Für die Praxis sei noch angemerkt: Auch wenn ein Unterschied zwischen den beiden Absätzen bestünde, so ist es aus Behörden- und Projektwerbersicht fraglich, ob sich dieser in Verfahren sinnvoll herausarbeiten lässt. Wenn im Bereich des Abs 3 die Präklusion möglich ist, im Abs 2 nicht, dann wäre die Kategorisierung des Vorhabens auch für die (allfällige) Präklusion maßgeblich. Ein dabei unterlaufener Irrtum zeitigt aber meist äußerst unangenehme Konsequenzen – bis zur Aufhebung des Bescheids und Zurückverweisung zur Verfahrensergänzung, sodass vor näheren Klarstellungen durch Legislative oder Judikative eher eine großzügigere Handhabung der Parteienrechte anzuraten ist.

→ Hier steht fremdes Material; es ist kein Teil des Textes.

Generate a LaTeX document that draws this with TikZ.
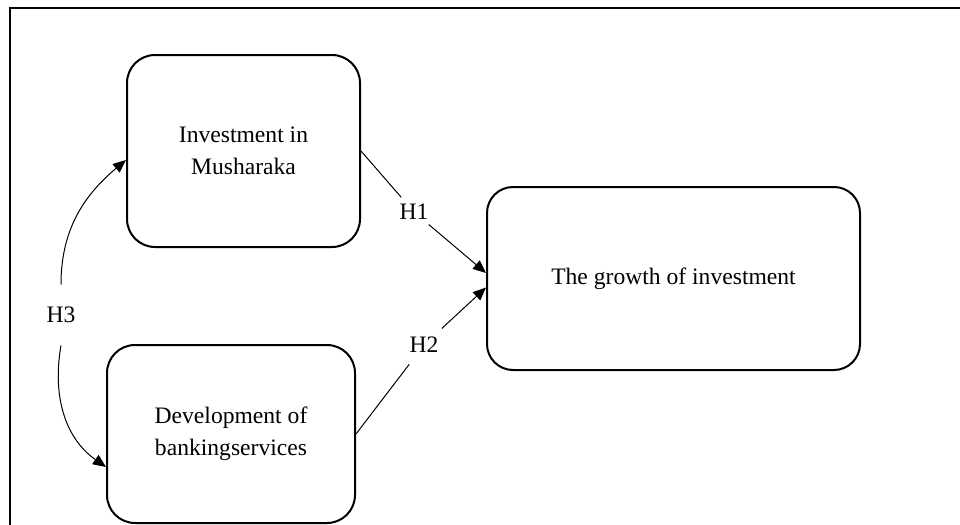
\documentclass[tikz,border=0pt]{standalone}
\usepackage{fontspec}
\setmainfont{Liberation Serif}
\usetikzlibrary{arrows.meta}
\tikzset{
    varbox/.style={draw,line width=1pt,rounded corners=14pt,align=center,
        font=\fontsize{11.8}{16}\selectfont},
    hyp/.style={font=\fontsize{11.8}{16}\selectfont,inner sep=0pt},
    link/.style={line width=0.5pt,-{Triangle[length=6.5pt,width=5.5pt]}},
}
\begin{document}
\begin{tikzpicture}[x=0.5pt,y=-0.5pt]
        %% frame
        \clip (0,0) rectangle (960,525);
        \draw[line width=1.2pt] (10,8) rectangle (975,540);
        %% Three variables
        \node[varbox,minimum width=116.5pt,minimum height=96pt] (mush) at (243.5,151) {Investment in\\Musharaka};
        \node[varbox,minimum width=124pt,minimum height=89pt] (bank) at (231,434) {Development of\\bankingservices};
        \node[varbox,rounded corners=13pt,minimum width=186.5pt,minimum height=91.5pt] (growth) at (673.5,278.5) {The growth of investment};
        %% Labels
        \node[hyp,circle,minimum size=19pt] (h1) at (414,212) {H1};
        \node[hyp,circle,minimum size=24pt] (h2) at (424,345) {H2};
        \node[hyp,minimum width=20pt,minimum height=30pt] (h3) at (61,315) {H3};
        %% Arrows
        \draw[line width=0.5pt] (mush.east) -- (h1);
        \draw[link] (h1) -- ([yshift=2.75pt]growth.west);
        \draw[line width=0.5pt] (bank.east) -- (h2);
        \draw[link] (h2) -- ([yshift=-4.5pt]growth.west);
        \draw[link] (h3.north) to[out=90,in=220] ([yshift=-4.5pt]mush.west);
        \draw[link] (h3.south) to[out=-100,in=145] ([yshift=-16.5pt]bank.west);
    \end{tikzpicture}
\end{document}
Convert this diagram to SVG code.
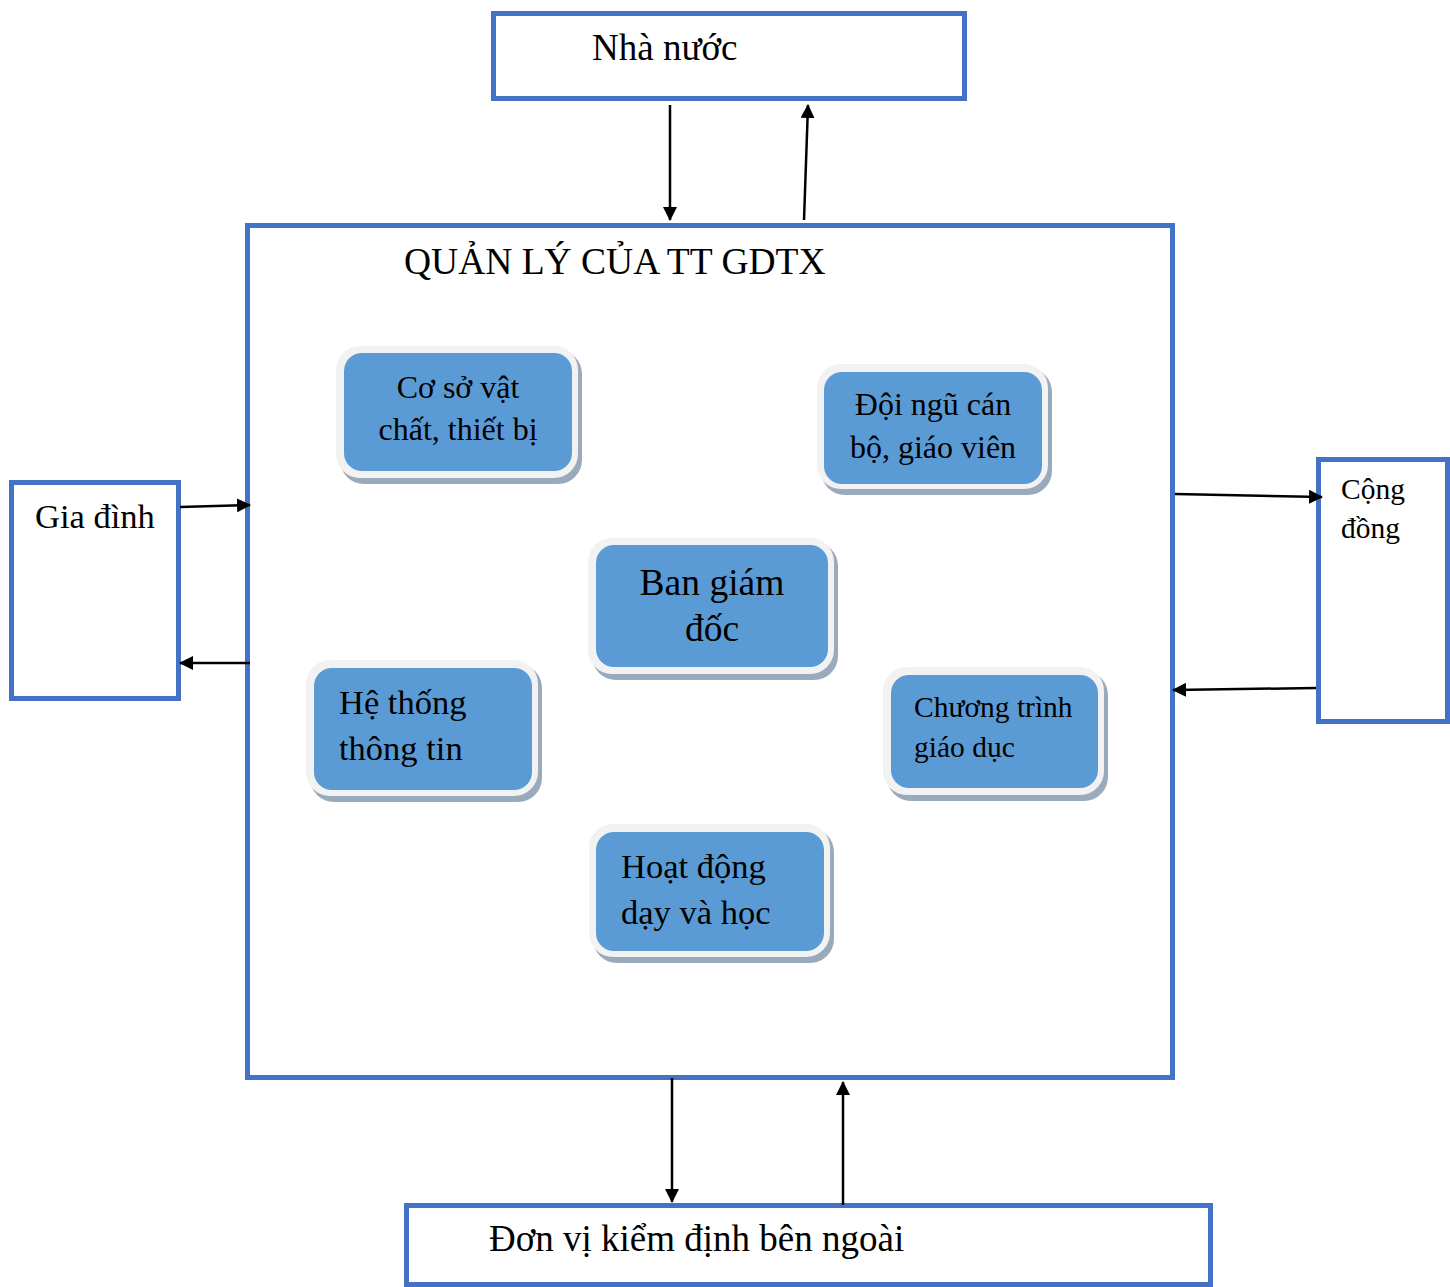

[Epilog: eigentlich wollte ich nur eine Handvoll Zeilen zu VwGH „Ökobüro/Luftreinhalteplan Sbg“ beitragen, nun sind es doch ein paar Zeilen mehr geworden, und dabei habe ich viele weitere Themen noch nicht einmal angeschnitten. Wie verhält sich der „access to justice“ mit nicht unionsrechtlich vorgegebenen Umweltschutzvorschriften ? Wer ist Teil der Öffentlichkeit und wer Teil der (betroffenen) Öffentlichkeit – abgesehen von NGO? …
PS: Wenn Sie bis hierher gekommen sind: Gratulation zur Ausdauer!]